Set problem: Transcribe the whole listing below without changing a word, but leave out every image.

..........

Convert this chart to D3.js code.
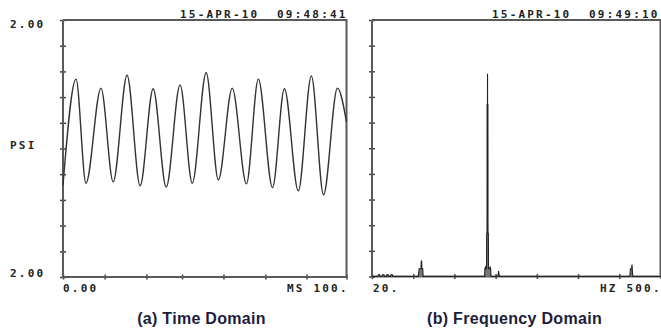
<!DOCTYPE html>
<html>
<head>
<meta charset="utf-8">
<script src="https://cdn.jsdelivr.net/npm/d3@7"></script>
<style>
  html, body { margin: 0; padding: 0; background: #fff; }
  svg { display: block; }
  .mono { font-family: "DejaVu Sans Mono", monospace; font-weight: bold; font-size: 11px; letter-spacing: 2.2px; fill: #222; white-space: pre; }
  .cap { font-family: "Liberation Sans", Arial, sans-serif; font-weight: bold; font-size: 16px; letter-spacing: 0.3px; fill: #1c1c3c; }
</style>
</head>
<body>
<script>
// ---- Data ----
// (a) Time domain: extrema of the pressure waveform (ms, PSI)
const timeMs = [0, 4.6, 8.1, 13.4, 17.7, 22.6, 27.2, 31.8, 36.4, 41.3, 45.6, 50.5, 54.8, 59.7, 64.7, 68.9, 73.9, 78.1, 83.0, 87.6, 91.9, 96.8, 100];
const psi    = [-0.57, 1.08, -0.54, 0.94, -0.52, 1.14, -0.58, 0.93, -0.60, 0.99, -0.54, 1.18, -0.49, 0.94, -0.55, 1.08, -0.61, 0.93, -0.66, 1.13, -0.72, 0.94, 0.41];

// (b) Frequency domain spectrum (Hz, relative amplitude)
const freqHz = [20, 30, 30.5, 33, 33.5, 37, 37.5, 40, 40.5, 44, 44.5, 47, 47.5, 51, 51.5, 54, 54.5, 97, 98.5, 101.5, 102, 102.6, 103, 104.5, 105,
                206, 207.3, 207.8, 208.6, 209.6, 210.5, 210.8, 211.4, 211.5, 212.1, 212.2, 212.3, 212.9, 213.0, 213.6, 213.9, 215.6, 216.6, 217.4, 217.9,
                229.5, 230.2, 230.7, 231.2, 232, 449, 450, 452, 452.6, 453.2, 454, 500];
const amp    = [0, 0, 0.007, 0.007, 0, 0, 0.007, 0.007, 0, 0, 0.007, 0.007, 0, 0, 0.007, 0.007, 0, 0, 0.03, 0.03, 0.06, 0.06, 0.03, 0.03, 0,
                0, 0, 0.03, 0.036, 0.03, 0.03, 0.168, 0.168, 0.67, 0.67, 0.79, 0.67, 0.67, 0.168, 0.168, 0.03, 0.03, 0.036, 0.03, 0,
                0, 0.012, 0.021, 0.012, 0, 0, 0.03, 0.03, 0.047, 0.02, 0, 0];

// Ticks and labels
const psiTicks  = [-2, -1.6, -1.2, -0.8, -0.4, 0, 0.4, 0.8, 1.2, 1.6, 2];
const ampTicks  = [0, 0.1, 0.2, 0.3, 0.4, 0.5, 0.6, 0.7, 0.8, 0.9, 1];
const msTicks   = [0, 14.7, 29.4, 42, 56.6, 71.4, 85.9, 100];
const hzTicks   = [20, 88.6, 157.1, 225.7, 294.3, 362.9, 431.4, 500];
const stampA = "15-APR-10  09:48:41";
const stampB = "15-APR-10  09:49:10";
const yTopLabel = "2.00", yBotLabel = "2.00", yUnit = "PSI";
const xA = ["0.00", "MS 100."];
const xB = ["20.", "HZ 500."];
const captions = ["(a) Time Domain", "(b) Frequency Domain"];

// ---- Layout ----
const W = 661, H = 331;
const A = {x0: 63, x1: 346.5, y0: 20, y1: 277};
const B = {x0: 372, x1: 660.5, y0: 20, y1: 276.5};
const axisColor = "#5a5a5a";

const svg = d3.select("body").append("svg").attr("width", W).attr("height", H);
svg.append("rect").attr("width", W).attr("height", H).attr("fill", "#fff");

function panel(P, xDomain, yDomain, xTicks, yTicks) {
  const x = d3.scaleLinear().domain(xDomain).range([P.x0, P.x1]);
  const y = d3.scaleLinear().domain(yDomain).range([P.y1, P.y0]);
  const gy = svg.append("g").attr("transform", `translate(${P.x0},0)`)
    .call(d3.axisLeft(y).tickValues(yTicks).tickFormat("").tickSize(3).tickSizeOuter(0));
  gy.select(".domain").remove();
  gy.selectAll(".tick line").attr("x1", -3).attr("x2", 3).attr("stroke", "#444").attr("stroke-width", 1.5);
  const gx = svg.append("g").attr("transform", `translate(0,${P.y1})`)
    .call(d3.axisBottom(x).tickValues(xTicks).tickFormat("").tickSize(3).tickSizeOuter(0));
  gx.select(".domain").remove();
  gx.selectAll(".tick line").attr("y1", -2.5).attr("y2", 2.5).attr("stroke", "#444").attr("stroke-width", 1.5);
  svg.append("path")
    .attr("d", `M${P.x0},${P.y0}V${P.y1}H${P.x1}V${P.y0}H${P.x0}`)
    .attr("fill", "none").attr("stroke", axisColor).attr("stroke-width", 2);
  return {x, y};
}

// Panel A
const sa = panel(A, [0, 100], [-2, 2], msTicks, psiTicks);
const lineA = d3.line().x((d, i) => sa.x(timeMs[i])).y((d, i) => sa.y(psi[i])).curve(d3.curveMonotoneX);
svg.append("path").attr("d", lineA(psi)).attr("fill", "none")
  .attr("stroke", "#333").attr("stroke-width", 1.4).attr("stroke-linejoin", "round");

// Panel B
const sb = panel(B, [20, 500], [0, 1], hzTicks, ampTicks);
const areaB = d3.area().x((d, i) => sb.x(freqHz[i])).y0(sb.y(0)).y1((d, i) => sb.y(amp[i]));
const lineB = d3.line().x((d, i) => sb.x(freqHz[i])).y((d, i) => sb.y(amp[i]));
svg.append("path").attr("d", areaB(amp)).attr("fill", "#777").attr("stroke", "none");
svg.append("path").attr("d", lineB(amp)).attr("fill", "none")
  .attr("stroke", "#222").attr("stroke-width", 1.1);

// ---- Text ----
function t(str, x, y, cls, anchor) {
  svg.append("text").attr("class", cls).attr("x", x).attr("y", y)
    .attr("text-anchor", anchor || "start").attr("xml:space", "preserve").text(str);
}
t(stampA, 180, 18, "mono");
t(stampB, 492, 18, "mono");
t(yTopLabel, 10, 28, "mono");
t(yUnit, 10, 149, "mono");
t(yBotLabel, 10, 276.5, "mono");
t(xA[0], 63, 292, "mono");
t(xA[1], 287, 292, "mono");
t(xB[0], 373, 292, "mono");
t(xB[1], 600, 292, "mono");
t(captions[0], 201.5, 324, "cap", "middle");
t(captions[1], 514.5, 324, "cap", "middle");
</script>
</body>
</html>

..........

Exercise output:
Convert this chart to D3.js code.
<!DOCTYPE html>
<html>
<head>
<meta charset="utf-8">
<script src="https://cdn.jsdelivr.net/npm/d3@7"></script>
<style>
  html, body { margin: 0; padding: 0; background: #fff; }
  svg { display: block; }
  .mono { font-family: "DejaVu Sans Mono", monospace; font-weight: bold; font-size: 11px; letter-spacing: 2.2px; fill: #222; white-space: pre; }
  .cap { font-family: "Liberation Sans", Arial, sans-serif; font-weight: bold; font-size: 16px; letter-spacing: 0.3px; fill: #1c1c3c; }
</style>
</head>
<body>
<script>
// ---- Data ----
// (a) Time domain: extrema of the pressure waveform (ms, PSI)
const timeMs = [0, 4.6, 8.1, 13.4, 17.7, 22.6, 27.2, 31.8, 36.4, 41.3, 45.6, 50.5, 54.8, 59.7, 64.7, 68.9, 73.9, 78.1, 83.0, 87.6, 91.9, 96.8, 100];
const psi    = [-0.57, 1.08, -0.54, 0.94, -0.52, 1.14, -0.58, 0.93, -0.60, 0.99, -0.54, 1.18, -0.49, 0.94, -0.55, 1.08, -0.61, 0.93, -0.66, 1.13, -0.72, 0.94, 0.41];

// (b) Frequency domain spectrum (Hz, relative amplitude)
const freqHz = [20, 30, 30.5, 33, 33.5, 37, 37.5, 40, 40.5, 44, 44.5, 47, 47.5, 51, 51.5, 54, 54.5, 97, 98.5, 101.5, 102, 102.6, 103, 104.5, 105,
                206, 207.3, 207.8, 208.6, 209.6, 210.5, 210.8, 211.4, 211.5, 212.1, 212.2, 212.3, 212.9, 213.0, 213.6, 213.9, 215.6, 216.6, 217.4, 217.9,
                229.5, 230.2, 230.7, 231.2, 232, 449, 450, 452, 452.6, 453.2, 454, 500];
const amp    = [0, 0, 0.007, 0.007, 0, 0, 0.007, 0.007, 0, 0, 0.007, 0.007, 0, 0, 0.007, 0.007, 0, 0, 0.03, 0.03, 0.06, 0.06, 0.03, 0.03, 0,
                0, 0, 0.03, 0.036, 0.03, 0.03, 0.168, 0.168, 0.67, 0.67, 0.79, 0.67, 0.67, 0.168, 0.168, 0.03, 0.03, 0.036, 0.03, 0,
                0, 0.012, 0.021, 0.012, 0, 0, 0.03, 0.03, 0.047, 0.02, 0, 0];

// Ticks and labels
const psiTicks  = [-2, -1.6, -1.2, -0.8, -0.4, 0, 0.4, 0.8, 1.2, 1.6, 2];
const ampTicks  = [0, 0.1, 0.2, 0.3, 0.4, 0.5, 0.6, 0.7, 0.8, 0.9, 1];
const msTicks   = [0, 14.7, 29.4, 42, 56.6, 71.4, 85.9, 100];
const hzTicks   = [20, 88.6, 157.1, 225.7, 294.3, 362.9, 431.4, 500];
const stampA = "15-APR-10  09:48:41";
const stampB = "15-APR-10  09:49:10";
const yTopLabel = "2.00", yBotLabel = "2.00", yUnit = "PSI";
const xA = ["0.00", "MS 100."];
const xB = ["20.", "HZ 500."];
const captions = ["(a) Time Domain", "(b) Frequency Domain"];

// ---- Layout ----
const W = 661, H = 331;
const A = {x0: 63, x1: 346.5, y0: 20, y1: 277};
const B = {x0: 372, x1: 660.5, y0: 20, y1: 276.5};
const axisColor = "#5a5a5a";

const svg = d3.select("body").append("svg").attr("width", W).attr("height", H);
svg.append("rect").attr("width", W).attr("height", H).attr("fill", "#fff");

function panel(P, xDomain, yDomain, xTicks, yTicks) {
  const x = d3.scaleLinear().domain(xDomain).range([P.x0, P.x1]);
  const y = d3.scaleLinear().domain(yDomain).range([P.y1, P.y0]);
  const gy = svg.append("g").attr("transform", `translate(${P.x0},0)`)
    .call(d3.axisLeft(y).tickValues(yTicks).tickFormat("").tickSize(3).tickSizeOuter(0));
  gy.select(".domain").remove();
  gy.selectAll(".tick line").attr("x1", -3).attr("x2", 3).attr("stroke", "#444").attr("stroke-width", 1.5);
  const gx = svg.append("g").attr("transform", `translate(0,${P.y1})`)
    .call(d3.axisBottom(x).tickValues(xTicks).tickFormat("").tickSize(3).tickSizeOuter(0));
  gx.select(".domain").remove();
  gx.selectAll(".tick line").attr("y1", -2.5).attr("y2", 2.5).attr("stroke", "#444").attr("stroke-width", 1.5);
  svg.append("path")
    .attr("d", `M${P.x0},${P.y0}V${P.y1}H${P.x1}V${P.y0}H${P.x0}`)
    .attr("fill", "none").attr("stroke", axisColor).attr("stroke-width", 2);
  return {x, y};
}

// Panel A
const sa = panel(A, [0, 100], [-2, 2], msTicks, psiTicks);
const lineA = d3.line().x((d, i) => sa.x(timeMs[i])).y((d, i) => sa.y(psi[i])).curve(d3.curveMonotoneX);
svg.append("path").attr("d", lineA(psi)).attr("fill", "none")
  .attr("stroke", "#333").attr("stroke-width", 1.4).attr("stroke-linejoin", "round");

// Panel B
const sb = panel(B, [20, 500], [0, 1], hzTicks, ampTicks);
const areaB = d3.area().x((d, i) => sb.x(freqHz[i])).y0(sb.y(0)).y1((d, i) => sb.y(amp[i]));
const lineB = d3.line().x((d, i) => sb.x(freqHz[i])).y((d, i) => sb.y(amp[i]));
svg.append("path").attr("d", areaB(amp)).attr("fill", "#777").attr("stroke", "none");
svg.append("path").attr("d", lineB(amp)).attr("fill", "none")
  .attr("stroke", "#222").attr("stroke-width", 1.1);

// ---- Text ----
function t(str, x, y, cls, anchor) {
  svg.append("text").attr("class", cls).attr("x", x).attr("y", y)
    .attr("text-anchor", anchor || "start").attr("xml:space", "preserve").text(str);
}
t(stampA, 180, 18, "mono");
t(stampB, 492, 18, "mono");
t(yTopLabel, 10, 28, "mono");
t(yUnit, 10, 149, "mono");
t(yBotLabel, 10, 276.5, "mono");
t(xA[0], 63, 292, "mono");
t(xA[1], 287, 292, "mono");
t(xB[0], 373, 292, "mono");
t(xB[1], 600, 292, "mono");
t(captions[0], 201.5, 324, "cap", "middle");
t(captions[1], 514.5, 324, "cap", "middle");
</script>
</body>
</html>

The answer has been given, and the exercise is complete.